The bank is responsible for managing the underlying shares, including collecting dividends and distributing them to ADR holders. ADRs can be traded on U.S. stock exchanges, just like regular stocks, and can be bought and sold through a brokerage account.
What are the benefits of investing in ADRs?
Investing in ADRs provides U.S. investors with access to a wide range of foreign companies, allowing them to diversify their portfolios and potentially benefit from growth in international markets. ADRs also provide a convenient and cost-effective way to invest in foreign companies, as investors do not need to worry about converting currencies or dealing with foreign stock exchanges.
Additionally, ADRs are subject to U.S. regulatory requirements, which can provide an added layer of protection for investors. ADRs are also listed on major U.S. stock exchanges, which can provide liquidity and transparency.
What are the risks of investing in ADRs?
Investing in ADRs carries many of the same risks as investing in regular stocks, including market risk, liquidity risk, and company-specific risk. Additionally, ADRs may be subject to currency risk, as the value of the underlying shares can be affected by fluctuations in exchange rates.

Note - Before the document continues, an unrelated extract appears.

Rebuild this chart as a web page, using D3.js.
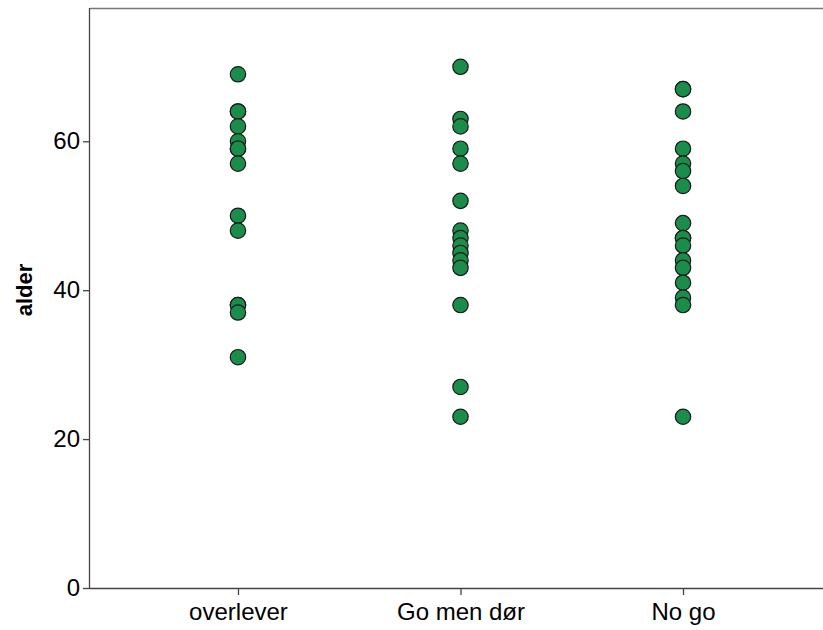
<!DOCTYPE html>
<html>
<head>
<meta charset="utf-8">
<script src="https://cdn.jsdelivr.net/npm/d3@7"></script>
<style>
  body { margin: 0; background: #fff; }
  svg { display: block; font-family: "Liberation Sans", Arial, sans-serif; }
</style>
</head>
<body>
<svg id="chart" width="823" height="630"></svg>
<script>
const categories = ["overlever", "Go men dør", "No go"];
const overleverAges = [69, 64, 64, 62, 60, 59, 59, 57, 50, 48, 38, 38, 37, 31];
const goMenDoerAges = [70, 63, 62, 59, 57, 52, 48, 47, 46, 45, 44, 43, 38, 27, 23];
const noGoAges = [67, 67, 64, 59, 57, 56, 54, 49, 47, 47, 46, 44, 43, 41, 39, 38, 23];
const yTicks = [0, 20, 40, 60];
const yLabel = "alder";

(function () {
const seriesByCategory = [overleverAges, goMenDoerAges, noGoAges];
const points = [];
categories.forEach((c, i) => seriesByCategory[i].forEach(v => points.push({ cat: c, val: v })));

const svg = d3.select("#chart");
const plotLeft = 90, plotTop = 8, plotBottom = 588, plotRight = 831;

const x = d3.scalePoint().domain(categories).range([plotLeft, plotRight]).padding(0.665);
const y = d3.scaleLinear().domain([0, 77.9]).range([plotBottom, plotTop]);

// frame top line
svg.append("line")
  .attr("x1", plotLeft).attr("x2", 823).attr("y1", plotTop + 0.5).attr("y2", plotTop + 0.5)
  .attr("stroke", "#777").attr("stroke-width", 1.5);

// y axis
const yAxis = svg.append("g").attr("transform", `translate(${plotLeft},0)`)
  .call(d3.axisLeft(y).tickValues(yTicks).tickSize(7).tickPadding(3).tickFormat(d3.format("d")));
yAxis.select(".domain").attr("stroke", "#444").attr("stroke-width", 1.3).attr("d", `M-0.5,${plotBottom}V${plotTop}`);
yAxis.selectAll(".tick line").attr("stroke", "#444").attr("stroke-width", 1.3);
yAxis.selectAll(".tick text").attr("font-size", 24).attr("fill", "#000")
  .attr("font-family", "Liberation Sans, Arial, sans-serif");

// x axis
const xAxis = svg.append("g").attr("transform", `translate(0,${plotBottom})`)
  .call(d3.axisBottom(x).tickSize(7).tickPadding(8));
xAxis.select(".domain").attr("stroke", "#444").attr("stroke-width", 1.3).attr("d", `M${plotLeft},0.5H823`);
xAxis.selectAll(".tick line").attr("stroke", "#444").attr("stroke-width", 1.3);
xAxis.selectAll(".tick text").attr("font-size", 24).attr("fill", "#000")
  .attr("font-family", "Liberation Sans, Arial, sans-serif");

// y label
svg.append("text")
  .attr("transform", `translate(32,${(plotTop + plotBottom) / 2 - 8}) rotate(-90)`)
  .attr("text-anchor", "middle")
  .attr("font-size", 22).attr("font-weight", "bold")
  .text(yLabel);

// points
svg.append("g").selectAll("circle").data(points).join("circle")
  .attr("cx", d => x(d.cat))
  .attr("cy", d => y(d.val))
  .attr("r", 7.7)
  .attr("fill", "#1a8d4b")
  .attr("stroke", "#1a1a1a")
  .attr("stroke-width", 1.2);
})();
</script>
</body>
</html>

Investors should also be aware of the potential for differences in accounting standards and regulatory requirements between the U.S. and the foreign company’s home country. This can make it more difficult to compare the financial performance of foreign companies to U.S. companies.
How do I buy and sell ADRs?
ADRs can be bought and sold through a brokerage account, just like regular stocks. Investors can place orders through their broker or online trading platform, and the transaction will be executed on a U.S. stock exchange.
It’s worth noting that ADRs may have different trading hours and settlement procedures than regular stocks, so investors should check with their broker or online trading platform for specific details.
What is the difference between a Level I, Level II, and Level III ADR?
The main difference between Level I, Level II, and Level III ADRs is the level of disclosure and regulatory requirements. Level I ADRs are the most basic type and require minimal disclosure, while Level II and Level III ADRs require more extensive disclosure and are subject to more stringent regulatory requirements.
Level I ADRs are typically used for companies that do not plan to raise capital in the U.S. market, while Level II and Level III ADRs are used for companies that plan to raise capital or list on a major U.S. stock exchange.
Can I convert my ADRs to ordinary shares?
Yes, it is possible to convert ADRs to ordinary shares, but the process can be complex and may involve additional costs. Investors should check with the depositary bank or their broker to determine the specific procedures and requirements for converting ADRs to ordinary shares.
It’s worth noting that converting ADRs to ordinary shares may involve tax implications, so investors should consult with a tax professional before making any decisions.